Alan R. Miciak is the 26th and current President of John Carroll University. Formerly, he was the Dean of the John M. and Mary Jo Boler College of Business at John Carroll University. Under Miciak's leadership, the Boler College of Business ranked #1 in the nation by Bloomberg Businessweek's 2016 "Best Undergraduate Business Schools" Employer Survey.

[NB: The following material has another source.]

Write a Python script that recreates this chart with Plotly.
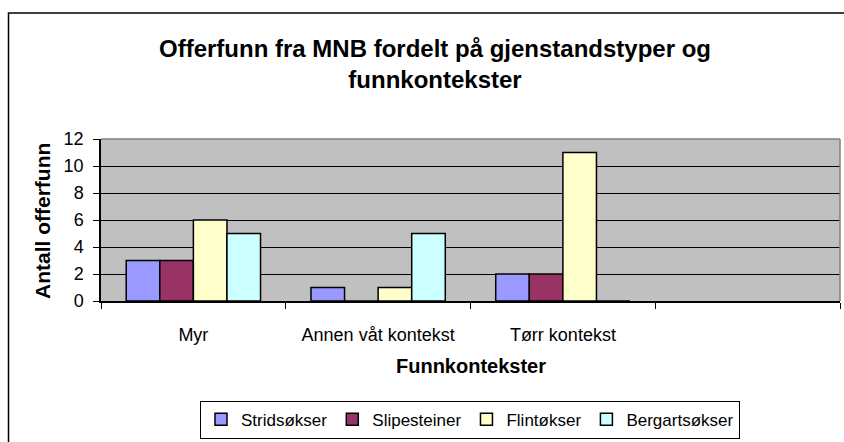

== Early life and education ==
Miciak earned a B.A. (Business Administration) from Kent State University. He later earned a Master of Business Administration from the University of Toledo, and a Doctor of Philosophy (Marketing and International Business) from Kent State University.

== Career ==
Until 2002, Miciak was Director, Haskayne-Alberta Executive MBA Program at the University of Calgary, Canada. Until August 2005, he served as Dean of the Sobey School of Business at Saint Mary's University in Halifax, Nova Scotia. Miciak served as dean of the Duquesne University Palumbo and Donahue School of Business from 2005 to 2013. He launched Duquesne's "Sustainability MBA," ranked in the Top 10 MBA programs by the Aspen Institute in 2007/8 for integrating social and environmental issues into an MBA. Miciak was named as one of the "100 Most Influential People in Finance" by Treasury and Risk Magazine in 2008.

== John Carroll ==
The John Carroll University's Board of Directors elected Alan R. Miciak the 26th president in John Carroll's history on March 10, 2021. On April 7, 2025, Miciak announced his intention to retire after the 2026 school year.